In the early 1990s, Park identified and documented sections of the Tea–Horse Road (Chamagodo), leading to a three-year project photographing and filming Tibetan and Kham regions. This work culminated in the television documentary Tibet Salt Valley’s Last Caravan, later released internationally as The Last Salt Caravan.

He has also worked on television productions including Mongolian Route (KBS-TV, 2001), The Last Capitalism (SBS-TV, 2012), and The Last Power (SBS-TV, 2013).

In 2009, Park published the photo book Himalaya: Twenty Year’s Odyssey and presented related exhibitions, including Himalayan Monograph at the Goeun Museum of Photography in Busan.

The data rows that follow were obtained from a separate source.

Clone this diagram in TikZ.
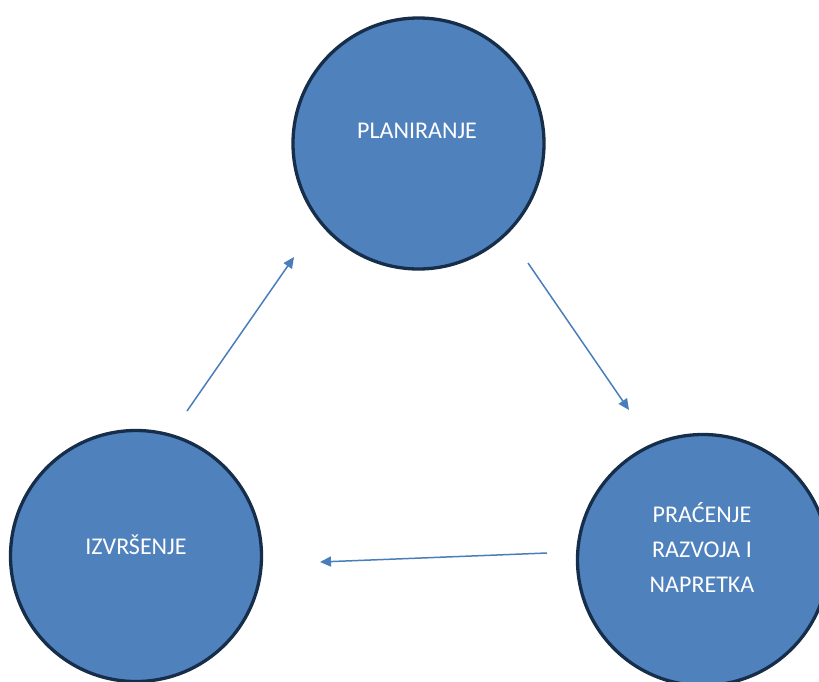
\documentclass[tikz,border=0pt]{standalone}
\usepackage{fontspec}
\setmainfont{Carlito}
\usetikzlibrary{arrows.meta}
\definecolor{cfill}{HTML}{4F81BD}
\definecolor{cline}{HTML}{172E4B}
\definecolor{carrow}{HTML}{4A7EBB}
\tikzset{
  phase/.style={circle,draw=cline,fill=cfill,line width=3.3pt,minimum size=251pt,inner sep=0pt},
  phasetext/.style={text=white,font=\fontsize{24}{35}\selectfont,align=center,inner sep=0pt},
  flow/.style={draw=carrow,line width=1.5pt,-{Triangle[length=11pt,width=10pt]}}
}
\begin{document}
\begin{tikzpicture}[x=1pt,y=-1pt]
\useasboundingbox (0,0) rectangle (819,681);
\clip (0,0) rectangle (819,681);
\node[phase] (plan) at (418.5,143.5) {};
\node[phase] (izv) at (136,556) {};
\node[phase] (prac) at (703,560) {};
\node[phasetext] (tplan) at (417,131) {PLANIRANJE};
\node[phasetext] (tizv) at (136,545) {IZVRŠENJE};
\node[phasetext] (tprac) at (702,547) {PRAĆENJE\\RAZVOJA I\\NAPRETKA};
\coordinate (a1s) at (187,411);
\coordinate (a1e) at (294,257);
\coordinate (a2s) at (528,263);
\coordinate (a2e) at (629,410);
\coordinate (a3s) at (547,553);
\coordinate (a3e) at (320,562);
\draw[flow] (a1s) -- (a1e);
\draw[flow] (a2s) -- (a2e);
\draw[flow] (a3s) -- (a3e);
\end{tikzpicture}
\end{document}
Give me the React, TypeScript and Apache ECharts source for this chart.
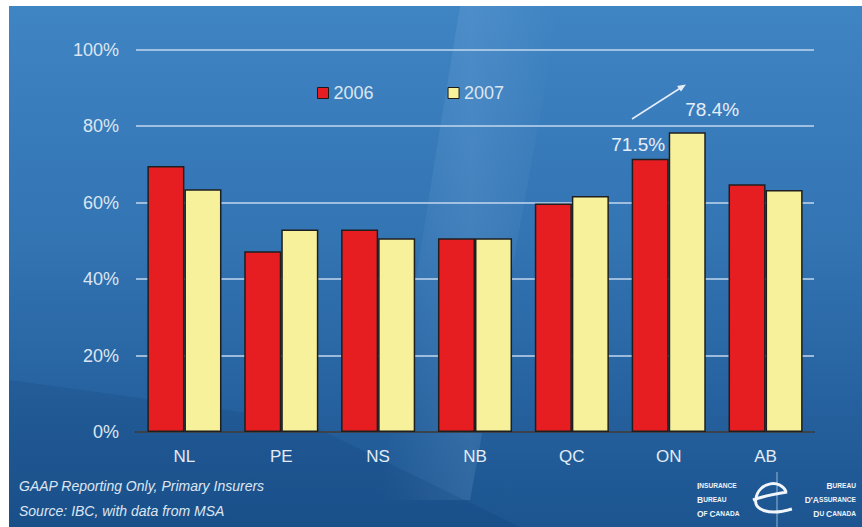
import React, { useEffect, useRef } from "react";
import * as echarts from "echarts";

const categories = ["NL", "PE", "NS", "NB", "QC", "ON", "AB"];
const values2006 = [69.6, 47.3, 53.0, 50.7, 59.8, 71.5, 64.8];
const values2007 = [63.5, 53.0, 50.7, 50.7, 61.7, 78.4, 63.3];
const seriesNames = ["2006", "2007"];
const highlightCategory = "ON";
const footnotes = ["GAAP Reporting Only, Primary Insurers", "Source: IBC, with data from MSA"];
const logoLeft = ["INSURANCE", "BUREAU", "OF CANADA"];
const logoRight = ["BUREAU", "D'ASSURANCE", "DU CANADA"];

const FONT = "'Liberation Sans', Arial, Helvetica, sans-serif";
const TXT = "#dce6f2";

echarts.graphic.registerShape(
  "ibcSwoosh",
  echarts.graphic.extendPath("M 36 13 C 31 0, 7 2, 4 20 C 2 31, 18 37, 42 30 M 1 21 C 12 17, 24 15, 37 13", {})
);

function smallCaps(word: string) {
  return word
    .split(" ")
    .map((w) => {
      const m = w.match(/^([A-Z](?:'[A-Z])?)(.*)$/);
      if (!m) return w;
      return "{a|" + m[1] + "}{b|" + m[2] + "}";
    })
    .join("{b| }");
}

export default function App() {
  const ref = useRef<HTMLDivElement>(null);
  useEffect(() => {
    if (!ref.current) return;
    const chart = echarts.init(ref.current, undefined, { renderer: "svg" });
    const makeData = (vals: number[], isFirst: boolean) =>
      vals.map((v, i) =>
        categories[i] === highlightCategory
          ? {
              value: v,
              label: {
                show: true,
                position: "top",
                formatter: (p: any) => p.value.toFixed(1) + "%",
                color: "#e6eef8",
                fontSize: 19,
                fontFamily: FONT,
                offset: isFirst ? [-12, 0] : [25, -8],
              },
            }
          : v
      );
    const rich = {
      a: { fontSize: 8.5, fontWeight: "bold", color: "#eef3f9", fontFamily: FONT },
      b: { fontSize: 6.6, fontWeight: "bold", color: "#eef3f9", fontFamily: FONT },
    };
    const logoLines: any[] = [];
    const ys = [486, 500, 514];
    logoLeft.forEach((t, i) =>
      logoLines.push({
        type: "text",
        left: 697,
        top: ys[i] - 5,
        style: { text: smallCaps(t), rich, fill: "#eef3f9" },
      })
    );
    logoRight.forEach((t, i) =>
      logoLines.push({
        type: "text",
        right: 6,
        top: ys[i] - 5,
        style: { text: smallCaps(t), rich, fill: "#eef3f9", align: "right" },
      })
    );
    chart.setOption({
      animation: false,
      backgroundColor: "#ffffff",
      grid: { left: 136, right: 48, top: 49.7, bottom: 95, containLabel: false },
      legend: {
        data: seriesNames,
        left: 312,
        top: 79,
        itemWidth: 11,
        itemHeight: 11,
        itemGap: 74,
        icon: "rect",
        itemStyle: { borderColor: "#1a1a1a", borderWidth: 1 },
        textStyle: { color: TXT, fontSize: 18, fontFamily: FONT },
      },
      xAxis: {
        type: "category",
        data: categories,
        axisTick: { show: false },
        axisLine: { lineStyle: { color: "#1b1b1b", width: 1.5 } },
        axisLabel: { color: "#e3ebf5", fontSize: 17, fontFamily: FONT, margin: 16 },
      },
      yAxis: {
        type: "value",
        min: 0,
        max: 100,
        interval: 20,
        axisLine: { show: false },
        axisTick: { show: false },
        axisLabel: { formatter: "{value}%", color: TXT, fontSize: 18, fontFamily: FONT, margin: 17 },
        splitLine: { lineStyle: { color: "#c3d7ee", width: 1.5 } },
      },
      series: [
        {
          name: seriesNames[0],
          type: "bar",
          data: makeData(values2006, true),
          barGap: "0%",
          barCategoryGap: "23.5%",
          itemStyle: { color: "#e61e22", borderColor: "#1f1f1f", borderWidth: 1.5 },
        },
        {
          name: seriesNames[1],
          type: "bar",
          data: makeData(values2007, false),
          itemStyle: { color: "#f7f19b", borderColor: "#1f1f1f", borderWidth: 1.5 },
        },
      ],
      graphic: [
        {
          type: "rect",
          z: -100,
          silent: true,
          shape: { x: 9, y: 6, width: 853, height: 521 },
          style: {
            fill: new echarts.graphic.LinearGradient(0, 0, 0, 1, [
              { offset: 0, color: "#3f84c3" },
              { offset: 0.45, color: "#3374b3" },
              { offset: 0.8, color: "#245f9c" },
              { offset: 1, color: "#1c5590" },
            ]),
          },
        },
        {
          type: "polygon",
          z: -99,
          silent: true,
          shape: { points: [[460, 6], [560, 6], [470, 500], [380, 500]] },
          style: {
            fill: new echarts.graphic.LinearGradient(0, 0, 1, 0, [
              { offset: 0, color: "rgba(170,210,245,0)" },
              { offset: 0.5, color: "rgba(170,210,245,0.13)" },
              { offset: 1, color: "rgba(170,210,245,0)" },
            ]),
          },
        },
        {
          type: "polygon",
          z: -99,
          silent: true,
          shape: { points: [[9, 380], [300, 420], [520, 527], [9, 527]] },
          style: { fill: "rgba(10,40,90,0.12)" },
        },
        {
          type: "line",
          shape: { x1: 632, y1: 119, x2: 682, y2: 87 },
          style: { stroke: "#e6eef8", lineWidth: 1.5 },
        },
        {
          type: "polygon",
          shape: { points: [[686, 84.5], [677, 86], [681, 91.5]] },
          style: { fill: "#e6eef8" },
        },
        ...footnotes.map((t, i) => ({
          type: "text",
          left: 19,
          top: 479 + i * 25,
          style: { text: t, fill: TXT, font: "italic 14px " + FONT },
        })),
        ...logoLines,
        {
          type: "line",
          shape: { x1: 777, y1: 472, x2: 777, y2: 527 },
          style: { stroke: "rgba(235,242,250,0.6)", lineWidth: 1 },
        },
        {
          type: "ibcSwoosh",
          x: 752,
          y: 479,
          scaleX: 0.95,
          scaleY: 1,
          style: { fill: "none", stroke: "#f2f6fb", lineWidth: 3 },
        },
      ],
    });
    return () => chart.dispose();
  }, []);
  return (
    <div
      ref={ref}
      style={{ position: "fixed", left: 0, top: 0, width: 862, height: 527 }}
    />
  );
}
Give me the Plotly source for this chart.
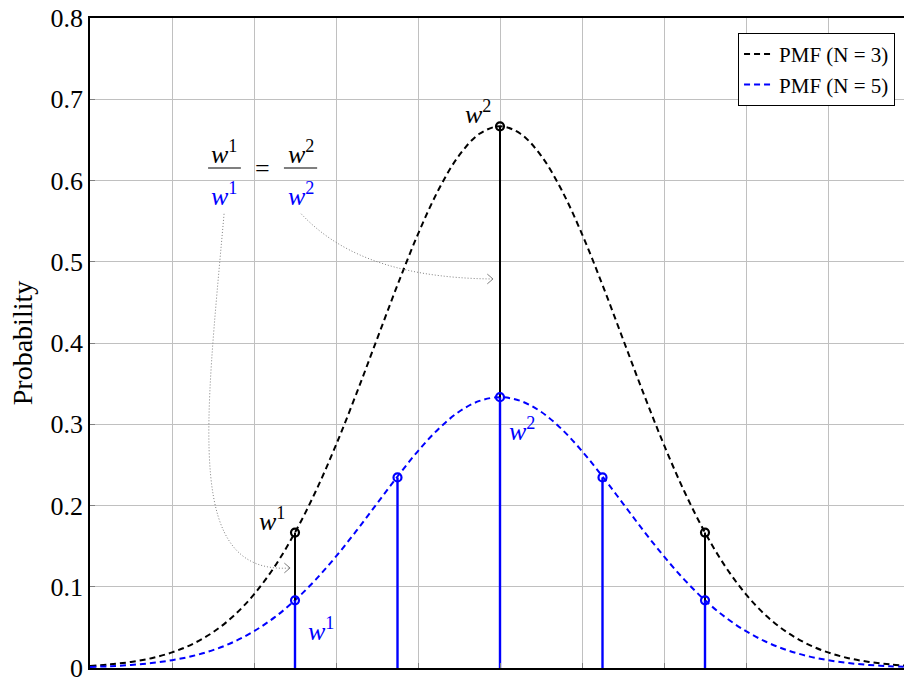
import plotly.graph_objects as go

# Sample grid for the smooth PMF envelopes
XS = [-1.00, -0.95, -0.90, -0.85, -0.80, -0.75, -0.70, -0.65, -0.60, -0.55,
      -0.50, -0.45, -0.40, -0.35, -0.30, -0.25, -0.20, -0.15, -0.10, -0.05,
      0.00, 0.05, 0.10, 0.15, 0.20, 0.25, 0.30, 0.35, 0.40, 0.45,
      0.50, 0.55, 0.60, 0.65, 0.70, 0.75, 0.80, 0.85, 0.90, 0.95, 1.00]

CURVE_N3 = [0.0026, 0.0045, 0.0075, 0.0121, 0.0192, 0.0295, 0.0440, 0.0640, 0.0906, 0.1246,
            0.1667, 0.2169, 0.2745, 0.3380, 0.4047, 0.4714, 0.5341, 0.5885, 0.6307, 0.6575,
            0.6667, 0.6575, 0.6307, 0.5885, 0.5341, 0.4714, 0.4047, 0.3380, 0.2745, 0.2169,
            0.1667, 0.1246, 0.0906, 0.0640, 0.0440, 0.0295, 0.0192, 0.0121, 0.0075, 0.0045, 0.0026]

CURVE_N5 = [0.0013, 0.0022, 0.0037, 0.0061, 0.0096, 0.0147, 0.0220, 0.0320, 0.0453, 0.0623,
            0.0833, 0.1085, 0.1373, 0.1690, 0.2024, 0.2357, 0.2670, 0.2942, 0.3154, 0.3287,
            0.3333, 0.3287, 0.3154, 0.2942, 0.2670, 0.2357, 0.2024, 0.1690, 0.1373, 0.1085,
            0.0833, 0.0623, 0.0453, 0.0320, 0.0220, 0.0147, 0.0096, 0.0061, 0.0037, 0.0022, 0.0013]

# Discrete weights
NODES_N3 = [-0.5, 0.0, 0.5]
WEIGHTS_N3 = [0.1667, 0.6667, 0.1667]
NODES_N5 = [-0.5, -0.25, 0.0, 0.25, 0.5]
WEIGHTS_N5 = [0.0833, 0.2345, 0.3333, 0.2345, 0.0833]

Y_TICKS = [0, 0.1, 0.2, 0.3, 0.4, 0.5, 0.6, 0.7, 0.8]
Y_TICK_LABELS = ["0", "0.1", "0.2", "0.3", "0.4", "0.5", "0.6", "0.7", "0.8"]

LEGEND_N3 = "PMF (N = 3)"
LEGEND_N5 = "PMF (N = 5)"

BLUE = "#0000ff"
GRAY = "#808080"
FONT = "'Liberation Serif', 'Times New Roman', 'DejaVu Serif', serif"
DASH = "6px,4px"


def stem_coords(xs, ys):
    sx, sy = [], []
    for x, y in zip(xs, ys):
        sx += [x, x, None]
        sy += [0, y, None]
    return sx, sy


fig = go.Figure()

fig.add_trace(go.Scatter(x=XS, y=CURVE_N3, mode="lines", name=LEGEND_N3,
                         line=dict(color="black", width=2, dash=DASH, shape="spline")))
fig.add_trace(go.Scatter(x=XS, y=CURVE_N5, mode="lines", name=LEGEND_N5,
                         line=dict(color=BLUE, width=2, dash=DASH, shape="spline")))

sx, sy = stem_coords(NODES_N3, WEIGHTS_N3)
fig.add_trace(go.Scatter(x=sx, y=sy, mode="lines", showlegend=False,
                         line=dict(color="black", width=2)))
sx, sy = stem_coords(NODES_N5, WEIGHTS_N5)
fig.add_trace(go.Scatter(x=sx, y=sy, mode="lines", showlegend=False,
                         line=dict(color=BLUE, width=2.4)))

fig.add_trace(go.Scatter(x=NODES_N3, y=WEIGHTS_N3, mode="markers", showlegend=False,
                         marker=dict(symbol="circle-open", size=8, color="black",
                                     line=dict(width=2.2, color="black"))))
fig.add_trace(go.Scatter(x=NODES_N5, y=WEIGHTS_N5, mode="markers", showlegend=False,
                         marker=dict(symbol="circle-open", size=8, color=BLUE,
                                     line=dict(width=2.2, color=BLUE))))

W1 = "<i>w</i><sup>1</sup>"
W2 = "<i>w</i><sup>2</sup>"


def label(x, y, text, color="black", size=26):
    fig.add_annotation(x=x, y=y, text=text, showarrow=False, xanchor="center",
                       yanchor="middle", font=dict(family=FONT, size=size, color=color))


# weight labels next to the stems
label(-0.054, 0.684, W2)
label(-0.556, 0.183, W1)
label(-0.437, 0.048, W1, BLUE)
label(0.054, 0.294, W2, BLUE)

# ratio identity
label(-0.673, 0.635, W1)
label(-0.673, 0.583, W1, BLUE)
label(-0.580, 0.615, "=")
label(-0.485, 0.635, W2)
label(-0.485, 0.583, W2, BLUE)
for x0, x1 in [(-0.712, -0.632), (-0.527, -0.446)]:
    fig.add_shape(type="line", x0=x0, x1=x1, y0=0.6154, y1=0.6154,
                  line=dict(color="black", width=1.2))

# dotted pointers from the ratio to the stems
pointers = [
    ((-0.673, 0.559), (-0.7195, 0.293), (-0.768, 0.1145), (-0.512, 0.1231)),
    ((-0.485, 0.559), (-0.402, 0.5145), (-0.268, 0.480), (-0.017, 0.4788)),
]
for p0, p1, p2, p3 in pointers:
    fig.add_shape(type="path", xref="x", yref="y",
                  path=f"M {p0[0]} {p0[1]} C {p1[0]} {p1[1]}, {p2[0]} {p2[1]}, {p3[0]} {p3[1]}",
                  line=dict(color=GRAY, width=1, dash="1px,2px"))
    tx, ty = p3
    fig.add_shape(type="path", xref="x", yref="y",
                  path=f"M {tx - 0.014} {ty + 0.006} L {tx} {ty} L {tx - 0.014} {ty - 0.006}",
                  line=dict(color=GRAY, width=1))

fig.update_layout(
    width=904, height=677,
    margin=dict(l=90, r=0, t=18, b=9, autoexpand=False),
    paper_bgcolor="white", plot_bgcolor="white",
    font=dict(family=FONT, size=26, color="black"),
    showlegend=True,
    legend=dict(x=0.989, y=0.977, xanchor="right", yanchor="top",
                bgcolor="white", bordercolor="black", borderwidth=1,
                font=dict(family=FONT, size=21), itemwidth=30,
                tracegroupgap=0),
    xaxis=dict(range=[-1, 0.98537], tick0=-1, dtick=0.2, showticklabels=False,
               showgrid=True, gridcolor="#c0c0c0", gridwidth=1, zeroline=False,
               ticks="inside", ticklen=5, tickcolor="#808080", automargin=False,
               showline=True, linecolor="black", linewidth=1.5, mirror=True),
    yaxis=dict(range=[0, 0.8], tickvals=Y_TICKS, ticktext=Y_TICK_LABELS,
               showgrid=True, gridcolor="#c0c0c0", gridwidth=1, zeroline=False,
               ticks="inside", ticklen=5, tickcolor="#808080", automargin=False,
               tickfont=dict(family=FONT, size=26), ticklabeloverflow="allow",
               showline=True, linecolor="black", linewidth=1.5, mirror=False,
               title=dict(text="Probability", font=dict(family=FONT, size=28), standoff=10)),
)

fig.write_html("out.html")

=== DMZ and military landscapes ===
In 2009, Park was commissioned by the South Korean Ministry of National Defense to document the DMZ in connection with commemorations of the sixtieth anniversary of the outbreak of the Korean War. His later work has also examined military landscapes and fortifications, including anti-tank obstacles commonly known as “dragon’s teeth,” photographed in Korea and parts of Europe.

== Exhibitions ==
His solo exhibitions include:

- Himalayan Monograph – Goeun Museum of Photography, Busan, Korea (2009).
- The Tea-Horse Road – Tokyo Canon Salon, Tokyo, Japan (2011).
- Asian Portraiture – Asian Cultural Centre, Gwangju, Korea (2016).
- On the Border – Yeongwol Museum of Photography, Yeongwol, Korea (2019).
- DMZ – Goeun Museum of Photography, Busan, Korea (2020).
- In the Shadow of the DMZ – Allied Museum, Berlin, Germany (2023).

== Awards ==
Park has received awards including the Korea Press Award (1994), the Steidl Book Award Asia (2017), and the 18th Donggang International Photo Award (2019).

== Publications ==
Park’s publications include:

- Himalayan Odyssey (Edition Zero Publishing, 2009).
- Imjin River (Noonbit Publishing, 2017).
- DMZ: Demilitarized Zone of Korea (Steidl, 2017).